Economy, Business And Markets

Market at a Critical Juncture

Market at a Critical JunctureMarket at a Critical Juncture

After a January 2014 visit to Iran, Martin Cerisola, the International Monetary Fund’s assistant director, said Iran “stands at a crossroad” and at risk of low growth unless it enacts “fundamental reforms to the frameworks supporting product, labor, and credit markets.”

Cerisola called Iran’s market prospects “highly uncertain” in his statement ahead of a report to the IMF board, saying that the government had begun preparing reforms in many areas.

With the ease of sanctions in recent months, President Hassan Rouhani now talks about foreign investment and prosperous national business that the international cooperation could help create. Yet his hopes of opening up the economy are stymied by more than just the lengthy ongoing nuclear talks that have delayed the lifting of western sanctions; the moderate president is also facing opposition from rival groups in Tehran. In addition, he needs now to try to compensate a deficit looming due to plunging oil prices and a hip of unaddressed issues left by the previous administration.

So far the Rouhani’s team has had successes and stanched the economy’s heaviest bleeding. On February 11, in a speech to mark the 36th anniversary of the revolution, the president said the economy grew at an annual rate of 4% in the six months to September 2014, after two years of recession. Inflation, once around 40% before his term, is now below 16%, he said.

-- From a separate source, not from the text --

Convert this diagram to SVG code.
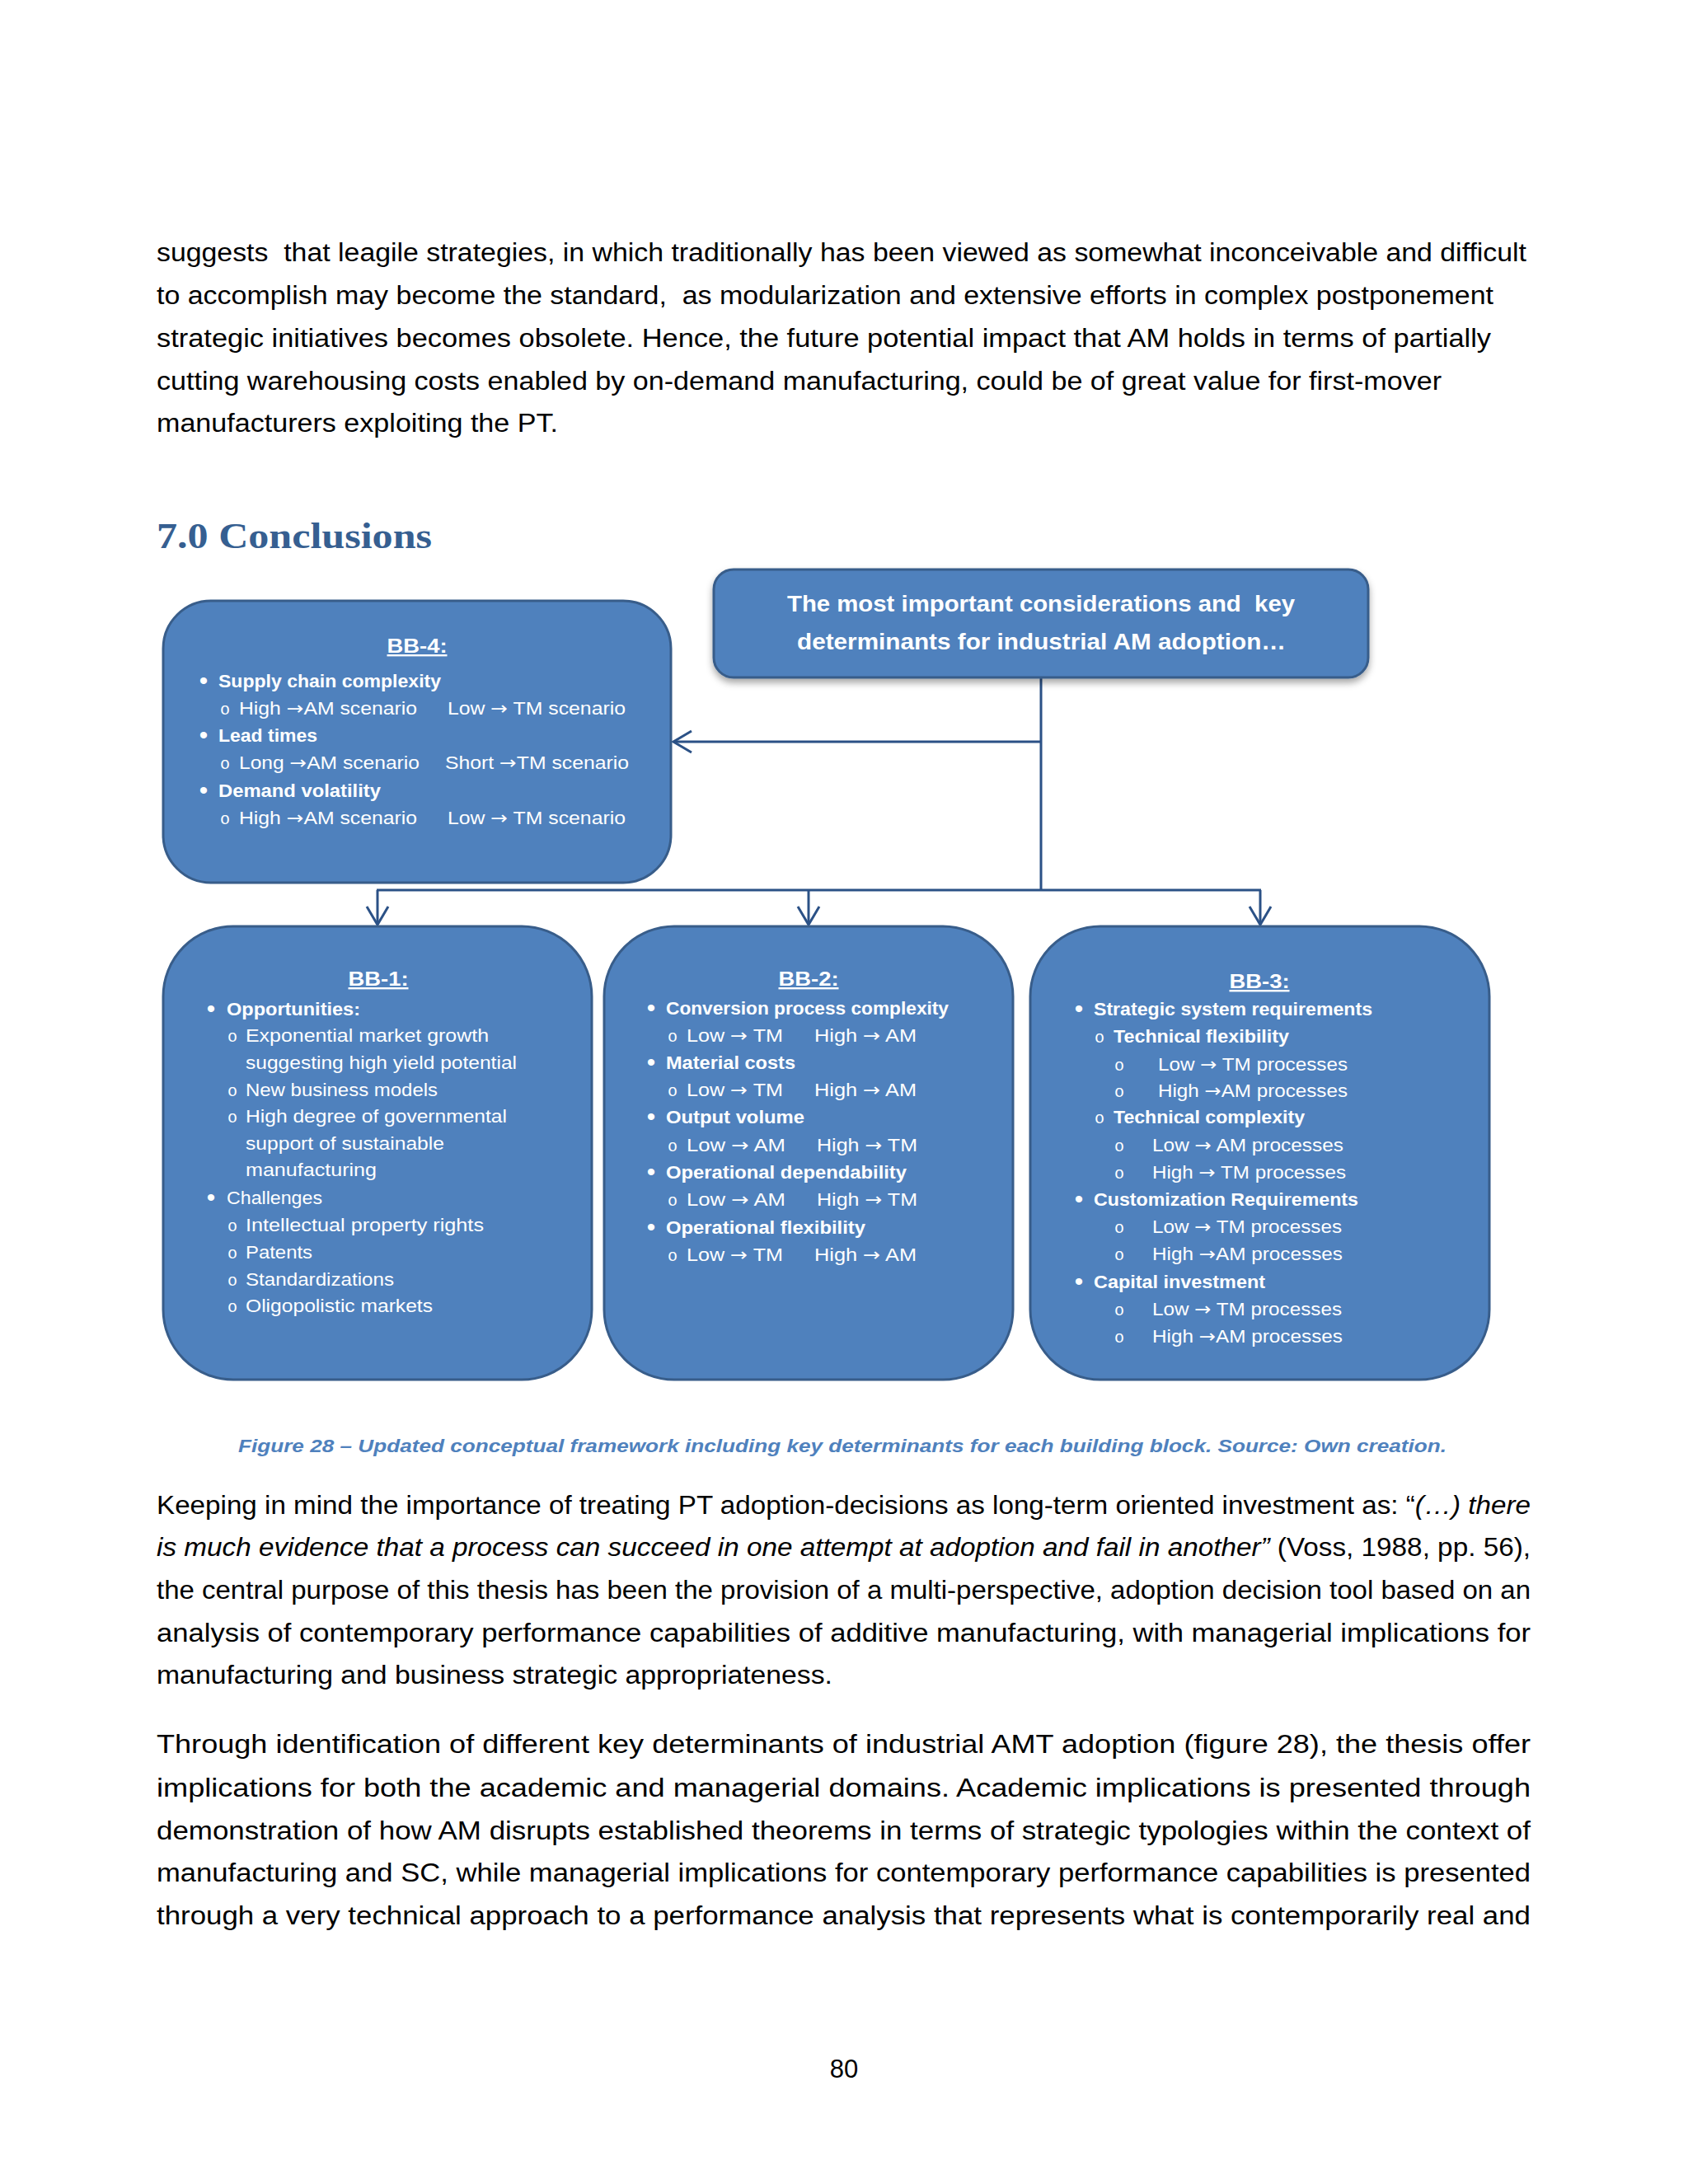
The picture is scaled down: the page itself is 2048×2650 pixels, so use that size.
<svg xmlns="http://www.w3.org/2000/svg" width="2048" height="2650" viewBox="0 0 2048 2650">
<defs>
<style>
.body{font-family:"Liberation Sans",Arial,sans-serif;font-size:31px;fill:#000}
.it{font-style:italic}
.h1{font-family:"Liberation Serif","Times New Roman",serif;font-weight:bold;font-size:44px;fill:#365F91}
.cap{font-family:"Liberation Sans",Arial,sans-serif;font-size:22px;font-weight:bold;font-style:italic;fill:#4F81BD}
.box{fill:#4F81BD;stroke:#385D8A;stroke-width:3}
.t{font-family:"Liberation Sans",Arial,sans-serif;font-size:22px;fill:#fff}
.b{font-weight:bold}
.ar{font-family:"DejaVu Sans",sans-serif;font-weight:normal}
.hd{font-family:"Liberation Sans",Arial,sans-serif;font-size:24px;font-weight:bold;fill:#fff;text-decoration:underline;text-anchor:middle}
.top{font-family:"Liberation Sans",Arial,sans-serif;font-size:28px;font-weight:bold;fill:#fff}
.dot{font-family:"Liberation Sans",Arial,sans-serif;font-size:30px;fill:#fff;text-anchor:middle}
.o{font-family:"Liberation Mono","Courier New",monospace;font-size:20px;fill:#fff;text-anchor:middle}
.conn{fill:none;stroke:#2B5186;stroke-width:3}
</style>
<marker id="arr" markerUnits="userSpaceOnUse" markerWidth="34" markerHeight="34" viewBox="0 0 34 34" refX="29" refY="17" orient="auto">
<path d="M7,4 L29,17 L7,30" fill="none" stroke="#2B5186" stroke-width="3"/>
</marker>
<filter id="shadow" x="-5%" y="-10%" width="110%" height="130%">
<feDropShadow dx="0" dy="5" stdDeviation="4" flood-color="#000" flood-opacity="0.35"/>
</filter>
</defs>
<rect x="0" y="0" width="2048" height="2650" fill="#fff"/>

<g id="text-top">
<text class="body" x="190" y="317" textLength="1662" lengthAdjust="spacingAndGlyphs" xml:space="preserve">suggests  that leagile strategies, in which traditionally has been viewed as somewhat inconceivable and difficult</text>
<text class="body" x="190" y="369" textLength="1622" lengthAdjust="spacingAndGlyphs" xml:space="preserve">to accomplish may become the standard,  as modularization and extensive efforts in complex postponement</text>
<text class="body" x="190" y="421" textLength="1619" lengthAdjust="spacingAndGlyphs">strategic initiatives becomes obsolete. Hence, the future potential impact that AM holds in terms of partially</text>
<text class="body" x="190" y="473" textLength="1559" lengthAdjust="spacingAndGlyphs">cutting warehousing costs enabled by on-demand manufacturing, could be of great value for first-mover</text>
<text class="body" x="190" y="524" textLength="487" lengthAdjust="spacingAndGlyphs">manufacturers exploiting the PT.</text>
<text class="h1" x="190" y="665" textLength="334" lengthAdjust="spacingAndGlyphs">7.0 Conclusions</text>
</g>

<g id="connectors">
<path class="conn" d="M1263,822 V1080"/>
<path class="conn" d="M1263,900 H817" marker-end="url(#arr)"/>
<path class="conn" d="M457,1080 H1530"/>
<path class="conn" d="M458,1080 V1122" marker-end="url(#arr)"/>
<path class="conn" d="M981,1080 V1122" marker-end="url(#arr)"/>
<path class="conn" d="M1529,1080 V1122" marker-end="url(#arr)"/>
</g>

<g id="node-top">
<rect class="box" x="866" y="691" width="794" height="131" rx="24" filter="url(#shadow)"/>
<text class="top" x="955" y="742" textLength="616" lengthAdjust="spacingAndGlyphs" xml:space="preserve">The most important considerations and  key</text>
<text class="top" x="967" y="788" textLength="593" lengthAdjust="spacingAndGlyphs">determinants for industrial AM adoption…</text>
</g>

<g id="node-bb4">
<rect class="box" x="198" y="729" width="616" height="342" rx="58"/>
<text class="hd" x="506" y="792" textLength="73" lengthAdjust="spacingAndGlyphs">BB-4:</text>
<text class="dot" x="247" y="836">•</text>
<text class="t b" x="265" y="834" textLength="270" lengthAdjust="spacingAndGlyphs">Supply chain complexity</text>
<text class="o" x="273" y="867">o</text>
<text class="t" x="290" y="867" textLength="216" lengthAdjust="spacingAndGlyphs">High <tspan class="ar">→</tspan>AM scenario</text>
<text class="t" x="543" y="867" textLength="216" lengthAdjust="spacingAndGlyphs">Low <tspan class="ar">→</tspan> TM scenario</text>
<text class="dot" x="247" y="902">•</text>
<text class="t b" x="265" y="900" textLength="120" lengthAdjust="spacingAndGlyphs">Lead times</text>
<text class="o" x="273" y="933">o</text>
<text class="t" x="290" y="933" textLength="219" lengthAdjust="spacingAndGlyphs">Long <tspan class="ar">→</tspan>AM scenario</text>
<text class="t" x="540" y="933" textLength="223" lengthAdjust="spacingAndGlyphs">Short <tspan class="ar">→</tspan>TM scenario</text>
<text class="dot" x="247" y="969">•</text>
<text class="t b" x="265" y="967" textLength="197" lengthAdjust="spacingAndGlyphs">Demand volatility</text>
<text class="o" x="273" y="1000">o</text>
<text class="t" x="290" y="1000" textLength="216" lengthAdjust="spacingAndGlyphs">High <tspan class="ar">→</tspan>AM scenario</text>
<text class="t" x="543" y="1000" textLength="216" lengthAdjust="spacingAndGlyphs">Low <tspan class="ar">→</tspan> TM scenario</text>
</g>

<g id="node-bb1">
<rect class="box" x="198" y="1124" width="520" height="550" rx="85"/>
<text class="hd" x="459" y="1196" textLength="73" lengthAdjust="spacingAndGlyphs">BB-1:</text>
<text class="dot" x="256" y="1234">•</text>
<text class="t b" x="275" y="1232" textLength="162" lengthAdjust="spacingAndGlyphs">Opportunities:</text>
<text class="o" x="282" y="1264">o</text>
<text class="t" x="298" y="1264" textLength="295" lengthAdjust="spacingAndGlyphs">Exponential market growth</text>
<text class="t" x="298" y="1297" textLength="329" lengthAdjust="spacingAndGlyphs">suggesting high yield potential</text>
<text class="o" x="282" y="1330">o</text>
<text class="t" x="298" y="1330" textLength="233" lengthAdjust="spacingAndGlyphs">New business models</text>
<text class="o" x="282" y="1362">o</text>
<text class="t" x="298" y="1362" textLength="317" lengthAdjust="spacingAndGlyphs">High degree of governmental</text>
<text class="t" x="298" y="1395" textLength="241" lengthAdjust="spacingAndGlyphs">support of sustainable</text>
<text class="t" x="298" y="1427" textLength="159" lengthAdjust="spacingAndGlyphs">manufacturing</text>
<text class="dot" x="256" y="1463">•</text>
<text class="t" x="275" y="1461" textLength="116" lengthAdjust="spacingAndGlyphs">Challenges</text>
<text class="o" x="282" y="1494">o</text>
<text class="t" x="298" y="1494" textLength="289" lengthAdjust="spacingAndGlyphs">Intellectual property rights</text>
<text class="o" x="282" y="1527">o</text>
<text class="t" x="298" y="1527" textLength="81" lengthAdjust="spacingAndGlyphs">Patents</text>
<text class="o" x="282" y="1560">o</text>
<text class="t" x="298" y="1560" textLength="180" lengthAdjust="spacingAndGlyphs">Standardizations</text>
<text class="o" x="282" y="1592">o</text>
<text class="t" x="298" y="1592" textLength="227" lengthAdjust="spacingAndGlyphs">Oligopolistic markets</text>
</g>

<g id="node-bb2">
<rect class="box" x="733" y="1124" width="496" height="550" rx="85"/>
<text class="hd" x="981" y="1196" textLength="73" lengthAdjust="spacingAndGlyphs">BB-2:</text>
<text class="dot" x="790" y="1233">•</text>
<text class="t b" x="808" y="1231" textLength="343" lengthAdjust="spacingAndGlyphs">Conversion process complexity</text>
<text class="o" x="816" y="1264">o</text>
<text class="t" x="833" y="1264" textLength="117" lengthAdjust="spacingAndGlyphs">Low <tspan class="ar">→</tspan> TM</text>
<text class="t" x="988" y="1264" textLength="124" lengthAdjust="spacingAndGlyphs">High <tspan class="ar">→</tspan> AM</text>
<text class="dot" x="790" y="1299">•</text>
<text class="t b" x="808" y="1297" textLength="157" lengthAdjust="spacingAndGlyphs">Material costs</text>
<text class="o" x="816" y="1330">o</text>
<text class="t" x="833" y="1330" textLength="117" lengthAdjust="spacingAndGlyphs">Low <tspan class="ar">→</tspan> TM</text>
<text class="t" x="988" y="1330" textLength="124" lengthAdjust="spacingAndGlyphs">High <tspan class="ar">→</tspan> AM</text>
<text class="dot" x="790" y="1365">•</text>
<text class="t b" x="808" y="1363" textLength="168" lengthAdjust="spacingAndGlyphs">Output volume</text>
<text class="o" x="816" y="1397">o</text>
<text class="t" x="833" y="1397" textLength="120" lengthAdjust="spacingAndGlyphs">Low <tspan class="ar">→</tspan> AM</text>
<text class="t" x="991" y="1397" textLength="122" lengthAdjust="spacingAndGlyphs">High <tspan class="ar">→</tspan> TM</text>
<text class="dot" x="790" y="1432">•</text>
<text class="t b" x="808" y="1430" textLength="292" lengthAdjust="spacingAndGlyphs">Operational dependability</text>
<text class="o" x="816" y="1463">o</text>
<text class="t" x="833" y="1463" textLength="120" lengthAdjust="spacingAndGlyphs">Low <tspan class="ar">→</tspan> AM</text>
<text class="t" x="991" y="1463" textLength="122" lengthAdjust="spacingAndGlyphs">High <tspan class="ar">→</tspan> TM</text>
<text class="dot" x="790" y="1499">•</text>
<text class="t b" x="808" y="1497" textLength="242" lengthAdjust="spacingAndGlyphs">Operational flexibility</text>
<text class="o" x="816" y="1530">o</text>
<text class="t" x="833" y="1530" textLength="117" lengthAdjust="spacingAndGlyphs">Low <tspan class="ar">→</tspan> TM</text>
<text class="t" x="988" y="1530" textLength="124" lengthAdjust="spacingAndGlyphs">High <tspan class="ar">→</tspan> AM</text>
</g>

<g id="node-bb3">
<rect class="box" x="1250" y="1124" width="557" height="550" rx="85"/>
<text class="hd" x="1528" y="1199" textLength="73" lengthAdjust="spacingAndGlyphs">BB-3:</text>
<text class="dot" x="1309" y="1234">•</text>
<text class="t b" x="1327" y="1232" textLength="338" lengthAdjust="spacingAndGlyphs">Strategic system requirements</text>
<text class="o" x="1334" y="1265">o</text>
<text class="t b" x="1351" y="1265" textLength="213" lengthAdjust="spacingAndGlyphs">Technical flexibility</text>
<text class="o" x="1358" y="1299">o</text>
<text class="t" x="1405" y="1299" textLength="230" lengthAdjust="spacingAndGlyphs">Low <tspan class="ar">→</tspan> TM processes</text>
<text class="o" x="1358" y="1331">o</text>
<text class="t" x="1405" y="1331" textLength="230" lengthAdjust="spacingAndGlyphs">High <tspan class="ar">→</tspan>AM processes</text>
<text class="o" x="1334" y="1363">o</text>
<text class="t b" x="1351" y="1363" textLength="232" lengthAdjust="spacingAndGlyphs">Technical complexity</text>
<text class="o" x="1358" y="1397">o</text>
<text class="t" x="1398" y="1397" textLength="232" lengthAdjust="spacingAndGlyphs">Low <tspan class="ar">→</tspan> AM processes</text>
<text class="o" x="1358" y="1430">o</text>
<text class="t" x="1398" y="1430" textLength="235" lengthAdjust="spacingAndGlyphs">High <tspan class="ar">→</tspan> TM processes</text>
<text class="dot" x="1309" y="1465">•</text>
<text class="t b" x="1327" y="1463" textLength="321" lengthAdjust="spacingAndGlyphs">Customization Requirements</text>
<text class="o" x="1358" y="1496">o</text>
<text class="t" x="1398" y="1496" textLength="230" lengthAdjust="spacingAndGlyphs">Low <tspan class="ar">→</tspan> TM processes</text>
<text class="o" x="1358" y="1529">o</text>
<text class="t" x="1398" y="1529" textLength="231" lengthAdjust="spacingAndGlyphs">High <tspan class="ar">→</tspan>AM processes</text>
<text class="dot" x="1309" y="1565">•</text>
<text class="t b" x="1327" y="1563" textLength="208" lengthAdjust="spacingAndGlyphs">Capital investment</text>
<text class="o" x="1358" y="1596">o</text>
<text class="t" x="1398" y="1596" textLength="230" lengthAdjust="spacingAndGlyphs">Low <tspan class="ar">→</tspan> TM processes</text>
<text class="o" x="1358" y="1629">o</text>
<text class="t" x="1398" y="1629" textLength="231" lengthAdjust="spacingAndGlyphs">High <tspan class="ar">→</tspan>AM processes</text>
</g>

<g id="text-bottom">
<text class="cap" x="289" y="1762" textLength="1466" lengthAdjust="spacingAndGlyphs">Figure 28 – Updated conceptual framework including key determinants for each building block. Source: Own creation.</text>
<text class="body" x="190" y="1837" textLength="1667" lengthAdjust="spacingAndGlyphs">Keeping in mind the importance of treating PT adoption-decisions as long-term oriented investment as: “<tspan class="it">(…) there</tspan></text>
<text class="body" x="190" y="1888" textLength="1667" lengthAdjust="spacingAndGlyphs"><tspan class="it">is much evidence that a process can succeed in one attempt at adoption and fail in another”</tspan> (Voss, 1988, pp. 56),</text>
<text class="body" x="190" y="1940" textLength="1667" lengthAdjust="spacingAndGlyphs">the central purpose of this thesis has been the provision of a multi-perspective, adoption decision tool based on an</text>
<text class="body" x="190" y="1992" textLength="1667" lengthAdjust="spacingAndGlyphs">analysis of contemporary performance capabilities of additive manufacturing, with managerial implications for</text>
<text class="body" x="190" y="2043" textLength="820" lengthAdjust="spacingAndGlyphs">manufacturing and business strategic appropriateness.</text>
<text class="body" x="190" y="2127" textLength="1667" lengthAdjust="spacingAndGlyphs">Through identification of different key determinants of industrial AMT adoption (figure 28), the thesis offer</text>
<text class="body" x="190" y="2180" textLength="1667" lengthAdjust="spacingAndGlyphs">implications for both the academic and managerial domains. Academic implications is presented through</text>
<text class="body" x="190" y="2232" textLength="1667" lengthAdjust="spacingAndGlyphs">demonstration of how AM disrupts established theorems in terms of strategic typologies within the context of</text>
<text class="body" x="190" y="2283" textLength="1667" lengthAdjust="spacingAndGlyphs">manufacturing and SC, while managerial implications for contemporary performance capabilities is presented</text>
<text class="body" x="190" y="2335" textLength="1667" lengthAdjust="spacingAndGlyphs">through a very technical approach to a performance analysis that represents what is contemporarily real and</text>
<text class="body" x="1024" y="2521" text-anchor="middle" font-size="33">80</text>
</g>
</svg>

Additionally, statistics indicate that the number of foreign businessmen entering Iran rose after the interim deal reached with six world powers in November 2014, raising hopes of a windfall for investors.

Under the Geneva deal, the auto sector was among industries starting to grow, after two years of steep contractions. However, many of these gains are now at risk because of low oil prices and the continuation of sanctions, which threaten the business environment in Iran.

Despite the fact that Iran’s economy is now less dependent on oil -- accounting for 31% of the current budget -- than its neighboring Arab countries and that the economy is recovering at a slow pace, the Iranian economy still needs the immediate lifting of all sanctions if it is to keep growing.

Given the large uncertainty and lack of information on how and when the economic and financial sanctions will be lifted, analysts believe that growth could remain anemic, at an annual average of 2.1% over 2015/2016, with oil export volumes staying well below average of 2.2 million barrels/day.